Achola Rosario (born 28 October 1978) is a Ugandan artist and reporter. Rosario uses art, poetry, and unconventional lifestyle to drive her activism on topics such as politics, love, sex, and a balance of power between the haves and the have not's, the female and the male, the strong and the weak. Achola writes for Independent Uganda. She is also an award-winning entrepreneur.

Background and education 
Now a film-maker and producer of The FOMO (Fear of Missing Out) Travel Show, Achola Rosario has come through her career in an unconventional manner. According to a profile of Rosario from South Planet, she comes from a family of "traditional herbalist[s], doctors and dream interpreters," which has influenced the content and symbolism of her work. She was one of the first students at the Ecole Françoise de Kampala.
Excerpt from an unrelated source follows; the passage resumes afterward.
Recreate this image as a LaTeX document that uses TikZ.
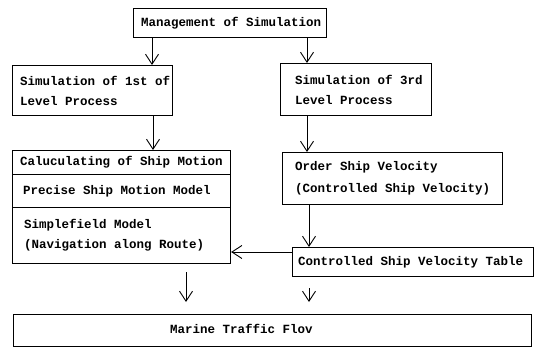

Rosario completed her Ordinary and Advanced levels at Bedgebury Upper School for girls  in England. While at the school, her favourite subjects were Art, Photography, literature and Chemistry practicals.   She won a school art prize before her graduation. later joined American College in London and transferred to Luton University where she studied International Business Systems.

Rosario's was inspired to be an activist after reading the works of Alice Walker. Her journalism is inspired by social norms she observed as a student in both England and Uganda.

Exhibitions 
She trained in photography. She has been organizing exhibitions since 1999. Below is her selected exhibitions.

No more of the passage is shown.